Can Cellulosic Ethanol Empower Small Farmers in Indonesia's Alternative Fuel Market
Can Cellulosic Ethanol Empower Small Farmers in Indonesia's Alternative Fuel Market

Can Cellulosic Ethanol Empower Small Farmers in Indonesia's Alternative Fuel Market

  • 16-May-2023 12:10 PM
  • Journalist: Jacob Kutchner

Indonesia: Despite the significant increase in biodiesel production in the country, many farmers feel left out of the benefits. The biodiesel supply chain is currently dominated by large Palm oil firms, leaving small farmers struggling to participate. However, there may be a solution to this problem - cellulosic Ethanol. This innovative fuel is derived from plant fibers, which are primarily composed of cellulose. Indonesia's thriving Palm oil industry, the largest in the world, generates massive amounts of residual plant materials like Palm trunks, empty Palm fruit bunches, and Palm press fiber. By utilizing cutting-edge technology, these materials can be converted into Ethanol that can be blended with gasoline, providing a new outlet for farmers to participate in the alternative fuel market.

Last year, President Joko Widodo unveiled a plan to expand sugar cultivation area in Indonesia to 700,000 hectares (1.7 million acres) to promote renewable sugar-based Ethanol development and reduce the country's reliance on petroleum. However, due to the scarcity of vacant land in a nation of 280 million people, this plan may face challenges. Nevertheless, a recent study has revealed that Indonesia has the potential to produce up to 2 million kiloliters (528 million gallons) of cellulosic Ethanol annually from Palm residues alone. Interestingly, these residues are currently being exported to countries like Japan for biomass power generation purposes, as it strives to meet its renewable energy targets.

Indonesia may be tempted to export Palm waste to foreign markets, which can be profitable in the short term. However, relying solely on exports may hinder the growth of a domestic processing industry in the long run. The Widodo administration's economic strategy has consistently emphasized downstreaming, making it crucial for Indonesia to seize the opportunity to develop its own processing industry.

A potential solution for increasing the income of small farmers is through the development of a domestic cellulosic Ethanol industry. By entering long-term contracts with cellulosic Ethanol producers, small farmers can sell their empty fruit bunches and Palm fibers, which are often overlooked as a valuable resource. However, many in the industry are unaware of the economic benefits of Palm oil waste. To address this issue, the government should provide adequate training and information to raise awareness among stakeholders.

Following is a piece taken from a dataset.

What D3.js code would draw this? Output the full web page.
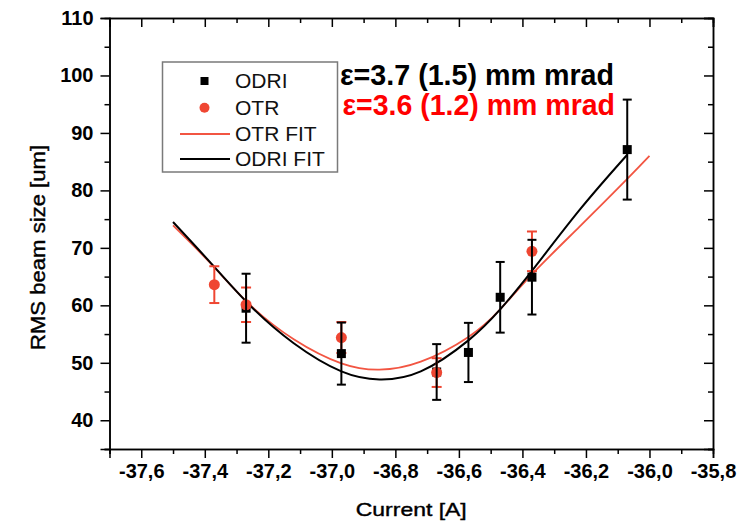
<!DOCTYPE html>
<html>
<head>
<meta charset="utf-8">
<script src="https://cdn.jsdelivr.net/npm/d3@7"></script>
<style>
  body { margin: 0; background: #fff; }
  text { font-family: "Liberation Sans", Arial, sans-serif; }
</style>
</head>
<body>
<div id="chart"></div>
<script>
// measured points (current [A], RMS size [um], error)
const odriX = [-37.27, -36.97, -36.67, -36.57, -36.47, -36.37, -36.07]
const odriY = [59.5, 51.6, 48.4, 51.8, 61.4, 64.9, 87.1]
const odriErr = [6.0, 5.4, 4.85, 5.15, 6.15, 6.5, 8.7]

const otrX = [-37.37, -37.27, -36.97, -36.67, -36.37]
const otrY = [63.6, 60.1, 54.4, 48.3, 69.4]
const otrErr = [3.2, 3.0, 2.7, 2.5, 3.45]

// fit curves
const odriFitX = [-37.5, -37.38, -37.26, -37.12, -36.97, -36.85, -36.72, -36.57, -36.47, -36.37, -36.22, -36.07]
const odriFitY = [74.5, 67.3, 60.1, 53.4, 48.5, 47.1, 48.5, 53.9, 59.3, 66.0, 76.6, 86.2]
const otrFitX = [-37.5, -37.38, -37.26, -37.12, -36.97, -36.85, -36.72, -36.57, -36.47, -36.37, -36.22, -36.07, -36.0]
const otrFitY = [73.9, 67.2, 60.2, 54.1, 49.9, 48.8, 50.2, 54.5, 59.3, 65.4, 73.7, 82.0, 86.0]

const xTickValues = [-37.6, -37.4, -37.2, -37.0, -36.8, -36.6, -36.4, -36.2, -36.0, -35.8]
const xMinorValues = [-37.7, -37.5, -37.3, -37.1, -36.9, -36.7, -36.5, -36.3, -36.1, -35.9]
const yTickValues = [40, 50, 60, 70, 80, 90, 100, 110]
const yMinorValues = [35, 45, 55, 65, 75, 85, 95, 105]

const legendLabels = ["ODRI", "OTR", "OTR FIT", "ODRI FIT"]
const emittanceLabels = ["ε=3.7 (1.5) mm mrad", "ε=3.6 (1.2) mm mrad"]

const width = 756, height = 523
const mLeft = 109.5, mRight = 713, mTop = 18, mBottom = 449
const black = "#000", red = "#ef4632", redLine = "#f25542"

const x = d3.scaleLinear().domain([-37.7, -35.8]).range([mLeft, mRight])
const y = d3.scaleLinear().domain([35, 110]).range([mBottom, mTop])

const svg = d3.select("#chart").append("svg")
  .attr("width", width).attr("height", height)
  .attr("viewBox", [0, 0, width, height])

const fmt = v => d3.format(".1f")(v).replace("−", "-").replace(".", ",")

function styleAxis(g) {
  g.selectAll(".domain").attr("stroke-width", 1.5)
  g.selectAll(".tick line").attr("stroke-width", 1.5)
}

// minor ticks
svg.append("g").attr("transform", `translate(0,${mBottom})`)
  .call(d3.axisBottom(x).tickValues(xMinorValues).tickSize(5).tickFormat(""))
  .call(styleAxis)
svg.append("g").attr("transform", `translate(0,${mTop})`)
  .call(d3.axisBottom(x).tickValues(xMinorValues).tickSize(5).tickFormat(""))
  .call(styleAxis)
svg.append("g").attr("transform", `translate(${mLeft},0)`)
  .call(d3.axisLeft(y).tickValues(yMinorValues).tickSize(5).tickFormat(""))
  .call(styleAxis)
svg.append("g").attr("transform", `translate(${mRight},0)`)
  .call(d3.axisLeft(y).tickValues(yMinorValues).tickSize(5).tickFormat(""))
  .call(styleAxis)

// major ticks
svg.append("g").attr("transform", `translate(0,${mBottom})`)
  .call(d3.axisBottom(x).tickValues(xTickValues).tickSize(9).tickPadding(6).tickFormat(fmt))
  .call(styleAxis)
  .call(g => g.selectAll(".tick text")
    .attr("font-size", 20).attr("font-weight", "bold").attr("fill", "#000")
    .attr("font-family", "'Liberation Sans', Arial, sans-serif"))
svg.append("g").attr("transform", `translate(0,${mTop})`)
  .call(d3.axisBottom(x).tickValues(xTickValues).tickSize(9).tickFormat(""))
  .call(styleAxis)
svg.append("g").attr("transform", `translate(${mLeft},0)`)
  .call(d3.axisLeft(y).tickValues(yTickValues).tickSize(9).tickPadding(7))
  .call(styleAxis)
  .call(g => g.selectAll(".tick text")
    .attr("font-size", 20).attr("font-weight", "bold").attr("fill", "#000")
    .attr("font-family", "'Liberation Sans', Arial, sans-serif"))
svg.append("g").attr("transform", `translate(${mRight},0)`)
  .call(d3.axisLeft(y).tickValues(yTickValues).tickSize(9).tickFormat(""))
  .call(styleAxis)

// axis titles
svg.append("text")
  .attr("x", (mLeft + mRight) / 2).attr("y", 516)
  .attr("text-anchor", "middle").attr("font-size", 19)
  .attr("stroke", "#000").attr("stroke-width", 0.4)
  .attr("textLength", 111).attr("lengthAdjust", "spacingAndGlyphs")
  .text("Current [A]")
svg.append("text")
  .attr("transform", "translate(45,247.5) rotate(-90)")
  .attr("text-anchor", "middle").attr("font-size", 20)
  .attr("stroke", "#000").attr("stroke-width", 0.4)
  .attr("textLength", 205).attr("lengthAdjust", "spacingAndGlyphs")
  .text("RMS beam size [um]")

// fit curves
const line = d3.line().x(d => x(d[0])).y(d => y(d[1])).curve(d3.curveNatural)
svg.append("path")
  .datum(d3.zip(otrFitX, otrFitY))
  .attr("fill", "none").attr("stroke", redLine).attr("stroke-width", 1.8)
  .attr("d", line)
svg.append("path")
  .datum(d3.zip(odriFitX, odriFitY))
  .attr("fill", "none").attr("stroke", black).attr("stroke-width", 2)
  .attr("d", line)

function errorBars(X, Y, E, color, sw, cap) {
  const g = svg.append("g").attr("stroke", color).attr("stroke-width", sw)
  const I = d3.range(X.length)
  g.selectAll(".v").data(I).join("line")
    .attr("x1", i => x(X[i])).attr("x2", i => x(X[i]))
    .attr("y1", i => y(Y[i] - E[i])).attr("y2", i => y(Y[i] + E[i]))
  g.selectAll(".top").data(I).join("line")
    .attr("x1", i => x(X[i]) - cap).attr("x2", i => x(X[i]) + cap)
    .attr("y1", i => y(Y[i] + E[i])).attr("y2", i => y(Y[i] + E[i]))
  g.selectAll(".bot").data(I).join("line")
    .attr("x1", i => x(X[i]) - cap).attr("x2", i => x(X[i]) + cap)
    .attr("y1", i => y(Y[i] - E[i])).attr("y2", i => y(Y[i] - E[i]))
}

errorBars(otrX, otrY, otrErr, red, 2, 5)

svg.append("g").attr("fill", black)
  .selectAll("rect").data(d3.range(odriX.length)).join("rect")
  .attr("x", i => x(odriX[i]) - 4.5).attr("y", i => y(odriY[i]) - 4.5)
  .attr("width", 9).attr("height", 9)

svg.append("g").attr("fill", red)
  .selectAll("circle").data(d3.range(otrX.length)).join("circle")
  .attr("cx", i => x(otrX[i])).attr("cy", i => y(otrY[i])).attr("r", 5.5)

errorBars(odriX, odriY, odriErr, black, 2, 4.5)

// legend
const legend = svg.append("g")
legend.append("rect")
  .attr("x", 162.5).attr("y", 62).attr("width", 175).attr("height", 110)
  .attr("fill", "#fff").attr("stroke", "#7a7a7a").attr("stroke-width", 1.5)
legend.append("rect").attr("x", 200.5).attr("y", 77).attr("width", 8).attr("height", 8).attr("fill", black)
legend.append("circle").attr("cx", 204.5).attr("cy", 107.7).attr("r", 5).attr("fill", red)
legend.append("line").attr("x1", 180).attr("x2", 230).attr("y1", 134).attr("y2", 134)
  .attr("stroke", redLine).attr("stroke-width", 1.8)
legend.append("line").attr("x1", 180).attr("x2", 230).attr("y1", 159).attr("y2", 159)
  .attr("stroke", black).attr("stroke-width", 2)
legend.selectAll(".lbl").data(legendLabels).join("text")
  .attr("x", 235).attr("y", (d, i) => [88, 115, 140.5, 166][i])
  .attr("font-size", 21).attr("fill", "#111")
  .text(d => d)

// emittance annotations
svg.selectAll(".emit").data(emittanceLabels).join("text")
  .attr("x", (d, i) => [340, 342.5][i]).attr("y", (d, i) => [85, 115][i])
  .attr("font-family", "Lato, 'Open Sans', sans-serif")
  .attr("font-weight", "bold").attr("font-size", 29)
  .attr("fill", (d, i) => i ? "#ff0000" : "#000")
  .attr("textLength", (d, i) => [274, 272.5][i]).attr("lengthAdjust", "spacingAndGlyphs")
  .text(d => d)
</script>
</body>
</html>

The government's national replanting program may include Palm trunks as a requirement, allowing state-owned enterprises like Pertamina to acquire them at no cost for use as raw materials in cellulosic Ethanol production. This move can potentially decrease production expenses and alleviate the burden on the national budget caused by government fuel price subsidies.

Indonesia has the potential to become a major player in the cellulosic Ethanol industry. Apart from creating jobs in factory work, transportation, and plantation, developing this industry can also provide opportunities for farmers to enter the supply chain from the early stages of its development. Unlike the well-established biodiesel industry, the newness of the cellulosic Ethanol business presents an excellent chance to encourage more farmers to participate in the national biofuel program. Indonesia's abundance of raw materials makes it the perfect time for the country to establish itself as a global leader in cellulosic Ethanol production.

Following the establishment of the industry, it is possible to explore alternative sources such as Rice straw, Corn stalks, Sugarcane bagasse, Cassava stems, and demolished wood, extending its benefits to farmers of various crops. Successful development of cellulosic Ethanol can make the Indonesian government proud to provide cellulosic Ethanol produced by farmers, for the people of Indonesia.